Spring is here and many of us think about cleaning out all the clutter we have accumulated over the years. Donating books to your local library is a wonderful thing, but you may not be aware that there are guidelines to what we can feasibly use. This post will outline some helpful tips on knowing what to give to your library, what to send elsewhere, and what to recycle.

1. Look at the condition of the item you are donating. If it is dirty, moldy, has water damage, is missing pages or a cover, has places cut out of it, or it’s warped beyond repair, please DO NOT donate these to anyone. They are either health hazards (moldy, water damaged, some types of dirt) or are not in any condition to be put out for other people to use. These can be recycled depending on the material. There is no need to feel guilty about disposing of materials that are in such poor shape. Apply these guidelines to non-printed materials as well, and consider whether your library actually circulates the item. If they don’t have VHS or cassette tapes on their shelves, they probably won’t want yours.

2. Unless your library has requested them for programming purposes, we have no need for, nor place for, nor way to archive, old magazines in general. Sometimes these can be given to daycares or schools for crafts, but ask before dropping them off. An exception is if you have a newspaper or magazine issue with historic significance. Ask your library or university or museum if they want it. For most periodicals, recycle them as you would newspapers. The same goes for used workbooks, activity guides, and coloring books.

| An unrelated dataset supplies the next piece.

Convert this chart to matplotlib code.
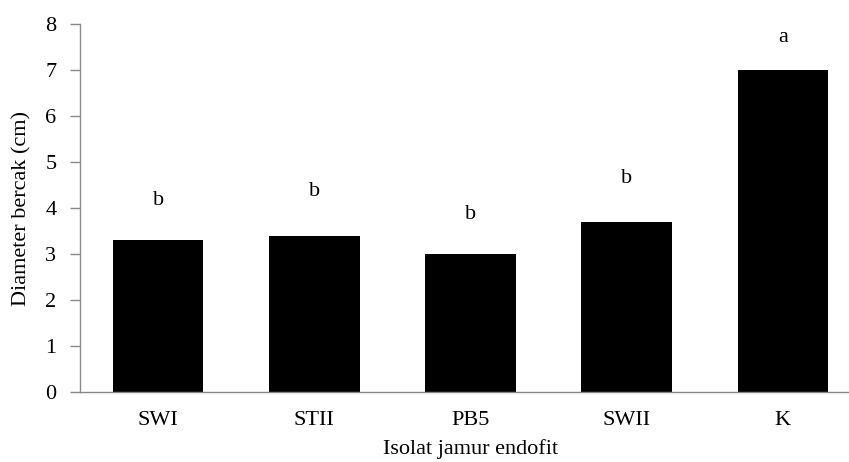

3. Timing is everything. If your item is informative in nature (encyclopedias, course ware, software) and it’s out of date enough that you are letting go of it, your library probably can’t use it either.

What does that leave? A lot! Fiction in good condition. Children’s books in good condition. Materials covering local history.  Old volumes in reasonable shape. Some non-fiction.  Cookbooks! As for the rest? Talk to yours truly about co-sponsoring an art-book craft project for all ages. Check Pinterest for ideas. Books have many lives in them. It’s all a matter of finding what that life may be and letting it go to the right place.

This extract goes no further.